Gujarat: The Making of a Tragedy edited by Siddharth Varadarajan; Penguin Books India, New Delhi, 2002; pages 459, Rs.295.
THE complicity of state actors in violence inevitably leads to two kinds of literature on all riots. The first is the official account, in which the nature of the violence is reported to be sporadic and the count of dead is lower than that in most unofficial accounts. The role of the state actors in supporting the riots is either overlooked or taken up in a cursory manner. Such accounts are commonly found in official inquiries. The lack of adequate government documentation leads to the creation of a second set of literature on riots - unofficial investigations, which look into direct and indirect violations by government institutions during the days of violence.
In the case of the Gujarat riots where the issue is of the massacre of a minority community, the implications of the second set of literature assume vital proportions. The Gujarat riots raise questions that trouble sociologists, anthropologists and political theorists.
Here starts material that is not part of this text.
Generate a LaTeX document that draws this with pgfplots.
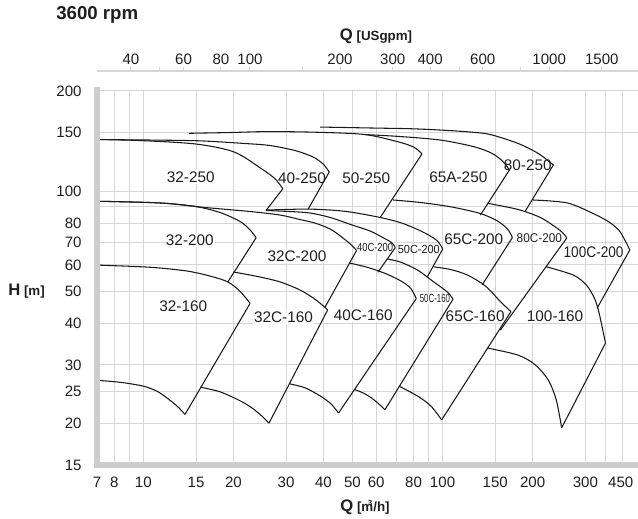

The volume under review belongs to the second set of literature. It is a compilation of published and unpublished articles by journalists, anthropologists and members of civil networks that are active in Gujarat and elsewhere. It is obvious that the contributors and the editor of the volume have set themselves to the task of recording the horrors of the post-Godhra riots lest they should remain ignored in official records and inquiries.
The volume has three sections - the violence, its aftermath, and essays and analyses. The articles are based on both original and secondary sources, including the writings of scholars, the reports of official and unofficial commissions of inquiry, newspaper columns and magazine articles, and personal research. All these in one form or the other have been arranged and structured according to categories and formats consciously or unconsciously employed by the authors.
The section on violence is a detailed and rounded documentation of what `exactly' happened during the riots. The pattern that the seven chapters share is in interpretive reading of news and other reports published by organisations such as the People's Union of Civil Liberties. This section gives details of the riots - their duration and phases, the identity of the participants and victims, the nature of the violence, the extent to which they were planned, and the actions of State government officials. Some of these topics are comprehensively dealt with by anthropologist Nandini Sunder in her article on the pattern of the violence. The chapter goes into the aspects of police collusion, hate mobilisation and the demography of the violence. In subsequent chapters, some of these topics have been touched upon by other contributors.
A very interesting point often cited, but not elaborated on by Nandini Sunder or any of the other writers, is the role of non-participants in the riots. Nandini Sunder writes that in areas where the riots did not take place, BJP activists sent boxes of bangles to its local party leaders. Although it helped to activate non-participants to join the rioting in some places, at others it did not achieve its objective. So how can the silence of the non-participants be interpreted in Gujarat? Was their silence an approval or a disapproval of the riots? This question is especially relevant in the case of Gujarat where riots followed one another in waves, with some localities reporting a few days of violence followed by peace and then riots.
Also of interest is the chapter `Adivasis and Dalits', written by the Director of the Tribal Academy in Gujarat, Ganesh N. Devy. It examines the persecution of Muslims in the tribal areas of Gujarat and questions how much of it was a measure of the BJP's success. The answer lies in the financial incentives and the local political issues that were used to instigate Adivasis to participate in the rioting, more than their belief in Hinduism as a religion, says Devy.
In the chapter on the role of the media in the riots Siddharth Varadarajan makes an interesting point. He highlights the need to identify the victims of riots by their religion, as "Hindus" and "Muslims", in news reports so that it can be seen which community is being targeted. At the same time, he emphasises that "care should be used to describe the identity of the attackers in news reports". He rightly asks: "By what logic can a politically instigated mob that enjoys the tacit backing of the State law enforcement machinery be labelled as a `Hindu mob'?" In the same section, Rajdeep Sardesai, who extensively covered the 1992-93 Mumbai riots, takes on the Gujarat government's charges against the media and says that the media did not ransack shops or participate in the rioting in Gujarat.
Legal researcher Vrinda Grover shifts the focus to the First Information Reports (FIR) filed during the riots. She exposes how the law-enforcers not only tacitly supported the riots by `looking away' but also ensured the dismissal of riot-related cases at the trial stage by recording inexact FIRs. She has collected details of omnibus FIRs registered by the Gujarat police, where instead of registering separate FIRs, the police recorded a single FIR for several cases. In others, they have deliberately omitted the names of the accused persons. Yet another common feature in the FIRs is that they are prefaced by a detailed account of the burning of the Sabarmati Express at Godhra.
The importance of this volume is that it has accomplished the task of bringing across eyewitnesses who have compiled reports on the riots. Where news reports have been used, their texts have been supplemented by interpretive analysis. In the entire book, the emphasis is on recording events as they took place. In doing this an attempt has been made to place the tragedy of Gujarat beyond the personal, and in a wider explanatory framework. There is a need for as many such accounts as possible, not only to help understand Gujarat better, but also to address the challenge of curbing communal riots in India.